— Begin Stored data —

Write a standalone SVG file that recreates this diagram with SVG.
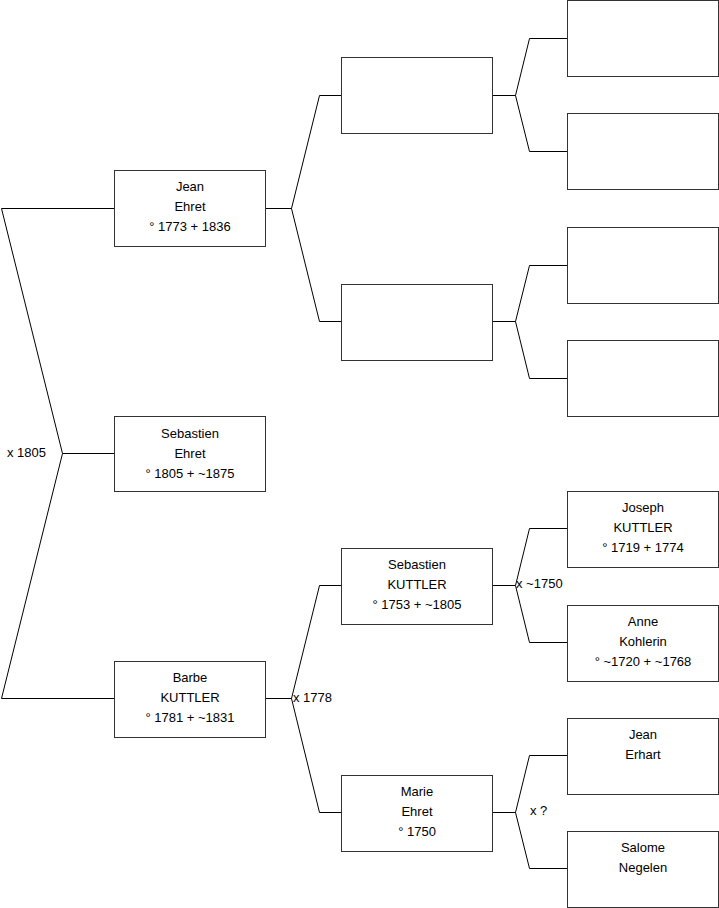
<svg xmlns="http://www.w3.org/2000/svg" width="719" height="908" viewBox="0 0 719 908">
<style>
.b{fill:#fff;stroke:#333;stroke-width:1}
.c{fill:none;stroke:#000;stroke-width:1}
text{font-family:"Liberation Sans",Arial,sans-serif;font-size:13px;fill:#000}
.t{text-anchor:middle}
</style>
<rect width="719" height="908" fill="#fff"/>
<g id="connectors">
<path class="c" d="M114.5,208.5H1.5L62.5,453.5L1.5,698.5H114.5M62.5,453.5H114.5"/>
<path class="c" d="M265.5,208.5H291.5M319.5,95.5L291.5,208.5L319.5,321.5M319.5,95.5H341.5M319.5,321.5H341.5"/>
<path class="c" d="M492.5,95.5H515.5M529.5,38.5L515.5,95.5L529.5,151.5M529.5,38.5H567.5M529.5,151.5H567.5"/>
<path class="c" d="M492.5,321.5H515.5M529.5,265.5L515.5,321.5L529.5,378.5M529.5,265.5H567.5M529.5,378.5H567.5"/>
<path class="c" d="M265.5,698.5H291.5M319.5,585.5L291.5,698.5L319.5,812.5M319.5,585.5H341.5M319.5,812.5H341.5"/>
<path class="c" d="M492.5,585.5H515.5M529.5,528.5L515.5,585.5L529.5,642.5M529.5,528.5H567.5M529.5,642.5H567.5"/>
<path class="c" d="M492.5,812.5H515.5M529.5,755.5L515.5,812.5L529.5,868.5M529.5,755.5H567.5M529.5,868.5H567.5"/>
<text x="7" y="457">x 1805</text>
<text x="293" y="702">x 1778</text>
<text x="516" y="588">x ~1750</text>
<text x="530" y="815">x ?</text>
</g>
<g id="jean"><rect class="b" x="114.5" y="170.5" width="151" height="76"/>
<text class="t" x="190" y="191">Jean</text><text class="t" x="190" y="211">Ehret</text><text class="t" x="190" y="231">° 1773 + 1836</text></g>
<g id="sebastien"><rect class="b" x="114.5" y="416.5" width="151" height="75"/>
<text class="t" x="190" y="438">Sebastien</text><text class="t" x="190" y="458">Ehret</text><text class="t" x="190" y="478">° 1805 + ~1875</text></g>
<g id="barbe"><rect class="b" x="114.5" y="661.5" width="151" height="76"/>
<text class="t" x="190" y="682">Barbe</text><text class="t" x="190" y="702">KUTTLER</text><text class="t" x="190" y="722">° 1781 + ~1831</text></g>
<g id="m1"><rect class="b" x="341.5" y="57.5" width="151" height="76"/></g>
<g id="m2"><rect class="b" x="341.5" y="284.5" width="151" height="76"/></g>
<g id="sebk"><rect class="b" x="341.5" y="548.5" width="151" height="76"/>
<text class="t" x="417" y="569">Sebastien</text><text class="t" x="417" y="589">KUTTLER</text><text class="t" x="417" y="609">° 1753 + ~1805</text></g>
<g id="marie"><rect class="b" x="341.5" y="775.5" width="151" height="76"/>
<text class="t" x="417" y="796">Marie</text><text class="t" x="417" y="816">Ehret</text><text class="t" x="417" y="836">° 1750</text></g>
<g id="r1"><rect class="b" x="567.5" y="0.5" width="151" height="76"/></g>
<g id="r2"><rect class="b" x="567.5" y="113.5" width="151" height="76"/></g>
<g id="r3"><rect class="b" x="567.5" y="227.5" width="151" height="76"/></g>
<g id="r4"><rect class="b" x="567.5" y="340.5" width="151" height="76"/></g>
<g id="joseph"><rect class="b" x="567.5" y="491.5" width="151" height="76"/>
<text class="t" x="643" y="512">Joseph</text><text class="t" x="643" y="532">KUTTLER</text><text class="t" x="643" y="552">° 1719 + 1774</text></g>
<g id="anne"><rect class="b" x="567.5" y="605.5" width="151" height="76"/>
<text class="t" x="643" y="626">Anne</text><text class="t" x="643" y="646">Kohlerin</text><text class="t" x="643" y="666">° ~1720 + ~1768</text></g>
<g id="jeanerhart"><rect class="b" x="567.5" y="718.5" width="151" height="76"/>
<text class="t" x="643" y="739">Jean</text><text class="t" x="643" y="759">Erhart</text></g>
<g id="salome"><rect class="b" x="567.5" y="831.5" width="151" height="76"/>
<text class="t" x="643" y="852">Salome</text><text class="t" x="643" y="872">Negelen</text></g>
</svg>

— End Stored data —
— Begin Stored data —

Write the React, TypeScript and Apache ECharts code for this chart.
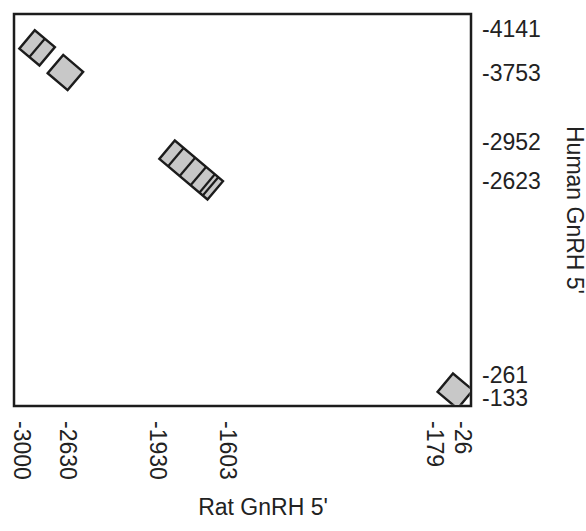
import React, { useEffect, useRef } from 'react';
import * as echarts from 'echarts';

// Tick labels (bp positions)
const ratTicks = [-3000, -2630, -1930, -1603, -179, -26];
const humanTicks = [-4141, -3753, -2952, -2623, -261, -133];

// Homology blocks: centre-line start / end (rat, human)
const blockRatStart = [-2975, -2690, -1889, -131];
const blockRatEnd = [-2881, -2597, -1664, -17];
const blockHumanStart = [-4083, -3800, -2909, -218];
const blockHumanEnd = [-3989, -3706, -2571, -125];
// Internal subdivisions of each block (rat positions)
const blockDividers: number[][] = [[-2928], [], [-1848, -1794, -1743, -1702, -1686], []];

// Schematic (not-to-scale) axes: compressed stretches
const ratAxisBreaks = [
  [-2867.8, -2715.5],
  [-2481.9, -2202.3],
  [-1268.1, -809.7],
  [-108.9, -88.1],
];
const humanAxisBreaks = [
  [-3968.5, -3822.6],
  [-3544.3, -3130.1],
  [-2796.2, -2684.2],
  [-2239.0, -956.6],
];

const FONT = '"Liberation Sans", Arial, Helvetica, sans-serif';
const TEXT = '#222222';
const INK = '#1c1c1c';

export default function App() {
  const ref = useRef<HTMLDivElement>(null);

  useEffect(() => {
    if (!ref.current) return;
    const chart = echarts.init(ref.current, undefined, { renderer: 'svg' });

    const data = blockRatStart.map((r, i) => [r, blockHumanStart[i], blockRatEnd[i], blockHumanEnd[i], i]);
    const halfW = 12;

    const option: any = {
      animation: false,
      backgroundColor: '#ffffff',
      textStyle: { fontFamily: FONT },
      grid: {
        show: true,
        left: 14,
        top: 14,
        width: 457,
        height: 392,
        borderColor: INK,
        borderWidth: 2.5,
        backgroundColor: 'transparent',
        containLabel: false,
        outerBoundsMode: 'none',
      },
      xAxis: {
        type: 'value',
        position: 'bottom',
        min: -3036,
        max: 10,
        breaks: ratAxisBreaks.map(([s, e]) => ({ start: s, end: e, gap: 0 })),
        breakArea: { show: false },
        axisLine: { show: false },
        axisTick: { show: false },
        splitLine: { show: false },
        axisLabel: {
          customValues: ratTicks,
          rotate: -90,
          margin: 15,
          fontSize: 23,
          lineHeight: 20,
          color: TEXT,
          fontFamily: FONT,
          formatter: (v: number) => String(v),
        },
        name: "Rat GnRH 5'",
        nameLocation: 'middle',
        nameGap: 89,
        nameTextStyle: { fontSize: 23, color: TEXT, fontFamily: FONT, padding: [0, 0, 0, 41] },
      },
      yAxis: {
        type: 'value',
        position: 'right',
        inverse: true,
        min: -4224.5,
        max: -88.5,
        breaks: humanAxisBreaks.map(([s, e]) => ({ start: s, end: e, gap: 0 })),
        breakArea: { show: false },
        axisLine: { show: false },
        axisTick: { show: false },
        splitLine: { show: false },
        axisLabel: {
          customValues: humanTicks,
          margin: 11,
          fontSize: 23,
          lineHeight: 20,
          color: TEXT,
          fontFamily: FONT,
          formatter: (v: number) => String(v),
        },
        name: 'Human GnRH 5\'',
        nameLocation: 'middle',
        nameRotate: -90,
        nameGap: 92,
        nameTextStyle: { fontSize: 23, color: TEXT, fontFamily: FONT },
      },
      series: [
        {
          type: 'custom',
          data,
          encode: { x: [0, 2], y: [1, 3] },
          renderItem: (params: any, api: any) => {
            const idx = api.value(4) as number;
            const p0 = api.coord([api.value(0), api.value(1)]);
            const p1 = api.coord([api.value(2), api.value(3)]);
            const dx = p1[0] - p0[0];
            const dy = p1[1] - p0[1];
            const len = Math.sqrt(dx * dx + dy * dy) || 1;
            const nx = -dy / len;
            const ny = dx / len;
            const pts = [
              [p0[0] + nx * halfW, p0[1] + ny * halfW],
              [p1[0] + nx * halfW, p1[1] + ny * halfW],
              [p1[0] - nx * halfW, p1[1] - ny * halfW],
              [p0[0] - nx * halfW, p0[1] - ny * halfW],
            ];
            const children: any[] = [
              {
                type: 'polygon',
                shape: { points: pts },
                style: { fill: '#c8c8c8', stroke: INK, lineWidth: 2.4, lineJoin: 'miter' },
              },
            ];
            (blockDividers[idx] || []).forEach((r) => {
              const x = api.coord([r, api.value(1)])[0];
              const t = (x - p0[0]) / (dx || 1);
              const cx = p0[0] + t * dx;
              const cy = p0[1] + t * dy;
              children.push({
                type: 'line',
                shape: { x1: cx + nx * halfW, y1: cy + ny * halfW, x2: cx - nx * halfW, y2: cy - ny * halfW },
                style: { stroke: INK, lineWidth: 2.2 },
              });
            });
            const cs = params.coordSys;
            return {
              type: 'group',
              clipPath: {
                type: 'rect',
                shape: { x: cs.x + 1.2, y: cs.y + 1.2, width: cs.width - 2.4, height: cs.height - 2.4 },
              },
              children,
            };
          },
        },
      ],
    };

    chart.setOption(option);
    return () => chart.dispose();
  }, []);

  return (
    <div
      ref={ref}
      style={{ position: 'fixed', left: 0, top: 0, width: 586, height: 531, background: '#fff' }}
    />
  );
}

— End Stored data —

» **The exercise**: Transcribe only the lines from the line holding "Write the React, TypeScript" through the line holding "const humanTicks = [-4141, -3753, -2952, -2623, -261, -133];", inclusive, without any of the pictures.

» **Full response**:
Write the React, TypeScript and Apache ECharts code for this chart.
import React, { useEffect, useRef } from 'react';
import * as echarts from 'echarts';

// Tick labels (bp positions)
const ratTicks = [-3000, -2630, -1930, -1603, -179, -26];
const humanTicks = [-4141, -3753, -2952, -2623, -261, -133];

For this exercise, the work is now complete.